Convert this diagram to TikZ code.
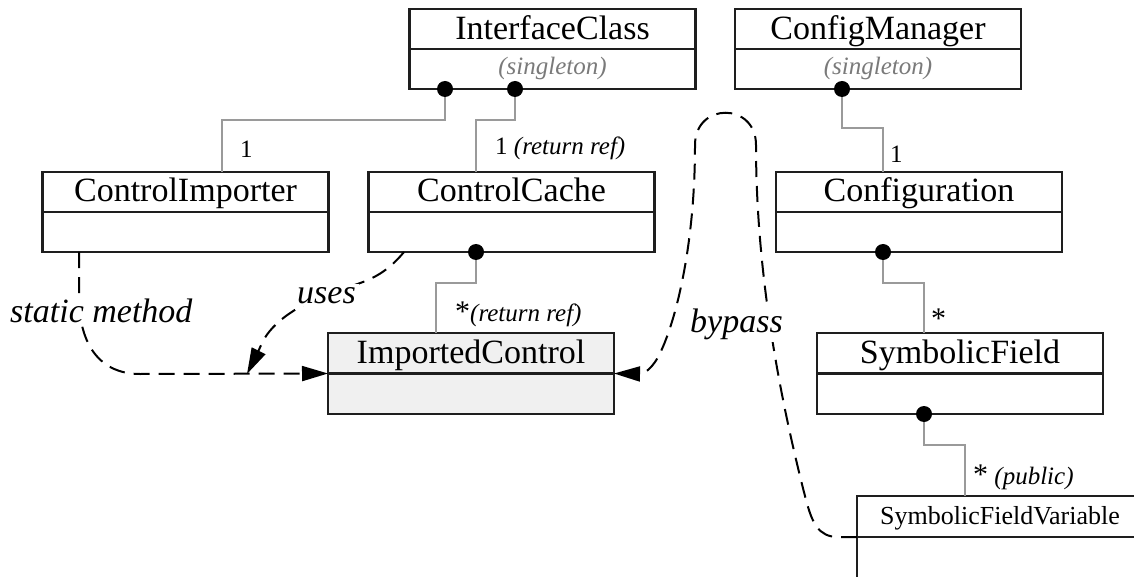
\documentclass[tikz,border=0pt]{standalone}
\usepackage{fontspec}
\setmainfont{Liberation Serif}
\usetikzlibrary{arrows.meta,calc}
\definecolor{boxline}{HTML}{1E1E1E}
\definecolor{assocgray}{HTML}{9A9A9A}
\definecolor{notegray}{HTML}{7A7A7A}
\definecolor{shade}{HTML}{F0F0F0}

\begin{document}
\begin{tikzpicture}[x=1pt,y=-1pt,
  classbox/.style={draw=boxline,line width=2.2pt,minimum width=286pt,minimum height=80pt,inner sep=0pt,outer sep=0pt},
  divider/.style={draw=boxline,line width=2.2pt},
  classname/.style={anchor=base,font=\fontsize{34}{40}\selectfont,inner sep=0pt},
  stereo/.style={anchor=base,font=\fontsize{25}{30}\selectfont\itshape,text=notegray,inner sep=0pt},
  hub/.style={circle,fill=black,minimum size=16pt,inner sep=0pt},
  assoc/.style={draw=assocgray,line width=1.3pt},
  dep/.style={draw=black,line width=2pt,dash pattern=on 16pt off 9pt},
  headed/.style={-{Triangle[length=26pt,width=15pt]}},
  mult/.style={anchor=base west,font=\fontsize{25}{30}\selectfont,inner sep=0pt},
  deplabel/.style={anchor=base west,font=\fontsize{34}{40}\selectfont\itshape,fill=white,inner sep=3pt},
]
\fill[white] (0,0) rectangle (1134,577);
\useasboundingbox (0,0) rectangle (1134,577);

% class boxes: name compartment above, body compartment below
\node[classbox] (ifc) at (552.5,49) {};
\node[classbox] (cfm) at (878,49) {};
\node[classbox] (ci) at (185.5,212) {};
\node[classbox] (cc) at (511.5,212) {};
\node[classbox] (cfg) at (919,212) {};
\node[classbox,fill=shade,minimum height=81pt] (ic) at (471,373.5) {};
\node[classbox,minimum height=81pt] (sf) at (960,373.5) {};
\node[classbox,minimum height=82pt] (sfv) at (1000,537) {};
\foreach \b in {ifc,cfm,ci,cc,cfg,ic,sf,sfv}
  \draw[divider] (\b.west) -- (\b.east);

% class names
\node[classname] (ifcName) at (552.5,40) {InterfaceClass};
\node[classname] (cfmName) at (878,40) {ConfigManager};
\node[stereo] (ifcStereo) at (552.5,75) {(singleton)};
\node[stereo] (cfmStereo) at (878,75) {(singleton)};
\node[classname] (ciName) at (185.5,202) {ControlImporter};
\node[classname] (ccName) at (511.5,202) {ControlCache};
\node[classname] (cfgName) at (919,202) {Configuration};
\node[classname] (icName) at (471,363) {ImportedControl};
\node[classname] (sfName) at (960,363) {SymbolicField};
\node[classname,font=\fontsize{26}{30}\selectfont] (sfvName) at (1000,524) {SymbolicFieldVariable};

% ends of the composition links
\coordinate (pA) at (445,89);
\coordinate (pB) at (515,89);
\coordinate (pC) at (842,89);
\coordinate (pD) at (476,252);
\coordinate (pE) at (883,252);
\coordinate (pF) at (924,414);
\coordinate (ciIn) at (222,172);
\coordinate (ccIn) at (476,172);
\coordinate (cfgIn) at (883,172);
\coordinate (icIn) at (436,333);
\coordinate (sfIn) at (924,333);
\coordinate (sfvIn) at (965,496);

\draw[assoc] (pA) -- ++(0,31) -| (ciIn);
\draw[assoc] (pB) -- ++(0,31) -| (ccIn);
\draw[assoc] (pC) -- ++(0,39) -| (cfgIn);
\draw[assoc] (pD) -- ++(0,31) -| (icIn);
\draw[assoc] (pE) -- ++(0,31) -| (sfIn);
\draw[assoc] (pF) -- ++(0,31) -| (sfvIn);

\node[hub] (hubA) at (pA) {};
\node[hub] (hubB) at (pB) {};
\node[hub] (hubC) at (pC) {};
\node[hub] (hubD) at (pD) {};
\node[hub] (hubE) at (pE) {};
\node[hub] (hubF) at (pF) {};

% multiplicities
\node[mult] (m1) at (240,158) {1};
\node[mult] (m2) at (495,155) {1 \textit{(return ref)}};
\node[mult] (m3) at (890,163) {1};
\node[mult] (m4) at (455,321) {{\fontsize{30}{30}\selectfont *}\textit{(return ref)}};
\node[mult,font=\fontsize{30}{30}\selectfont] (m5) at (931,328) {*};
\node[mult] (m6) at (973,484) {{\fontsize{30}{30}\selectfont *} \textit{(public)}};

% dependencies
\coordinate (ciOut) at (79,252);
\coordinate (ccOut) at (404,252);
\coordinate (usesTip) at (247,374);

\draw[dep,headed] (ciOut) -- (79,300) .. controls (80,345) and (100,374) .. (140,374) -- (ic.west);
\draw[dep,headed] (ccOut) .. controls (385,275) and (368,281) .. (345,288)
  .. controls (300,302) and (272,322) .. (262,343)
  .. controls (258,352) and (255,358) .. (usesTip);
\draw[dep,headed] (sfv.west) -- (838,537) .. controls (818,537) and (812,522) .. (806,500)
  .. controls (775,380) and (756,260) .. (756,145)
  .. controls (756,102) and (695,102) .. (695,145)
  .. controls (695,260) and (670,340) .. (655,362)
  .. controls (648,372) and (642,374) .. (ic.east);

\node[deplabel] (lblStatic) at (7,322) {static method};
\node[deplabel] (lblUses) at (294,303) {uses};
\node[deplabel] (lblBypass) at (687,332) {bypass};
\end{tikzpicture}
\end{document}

^^^^

Write out again, exactly, the lines from the start of the listing up to the line containing "(\b.west) -- (\b.east);", with both ends and without pictures.

- Response to this task -
Convert this diagram to TikZ code.
\documentclass[tikz,border=0pt]{standalone}
\usepackage{fontspec}
\setmainfont{Liberation Serif}
\usetikzlibrary{arrows.meta,calc}
\definecolor{boxline}{HTML}{1E1E1E}
\definecolor{assocgray}{HTML}{9A9A9A}
\definecolor{notegray}{HTML}{7A7A7A}
\definecolor{shade}{HTML}{F0F0F0}

\begin{document}
\begin{tikzpicture}[x=1pt,y=-1pt,
  classbox/.style={draw=boxline,line width=2.2pt,minimum width=286pt,minimum height=80pt,inner sep=0pt,outer sep=0pt},
  divider/.style={draw=boxline,line width=2.2pt},
  classname/.style={anchor=base,font=\fontsize{34}{40}\selectfont,inner sep=0pt},
  stereo/.style={anchor=base,font=\fontsize{25}{30}\selectfont\itshape,text=notegray,inner sep=0pt},
  hub/.style={circle,fill=black,minimum size=16pt,inner sep=0pt},
  assoc/.style={draw=assocgray,line width=1.3pt},
  dep/.style={draw=black,line width=2pt,dash pattern=on 16pt off 9pt},
  headed/.style={-{Triangle[length=26pt,width=15pt]}},
  mult/.style={anchor=base west,font=\fontsize{25}{30}\selectfont,inner sep=0pt},
  deplabel/.style={anchor=base west,font=\fontsize{34}{40}\selectfont\itshape,fill=white,inner sep=3pt},
]
\fill[white] (0,0) rectangle (1134,577);
\useasboundingbox (0,0) rectangle (1134,577);

% class boxes: name compartment above, body compartment below
\node[classbox] (ifc) at (552.5,49) {};
\node[classbox] (cfm) at (878,49) {};
\node[classbox] (ci) at (185.5,212) {};
\node[classbox] (cc) at (511.5,212) {};
\node[classbox] (cfg) at (919,212) {};
\node[classbox,fill=shade,minimum height=81pt] (ic) at (471,373.5) {};
\node[classbox,minimum height=81pt] (sf) at (960,373.5) {};
\node[classbox,minimum height=82pt] (sfv) at (1000,537) {};
\foreach \b in {ifc,cfm,ci,cc,cfg,ic,sf,sfv}
  \draw[divider] (\b.west) -- (\b.east);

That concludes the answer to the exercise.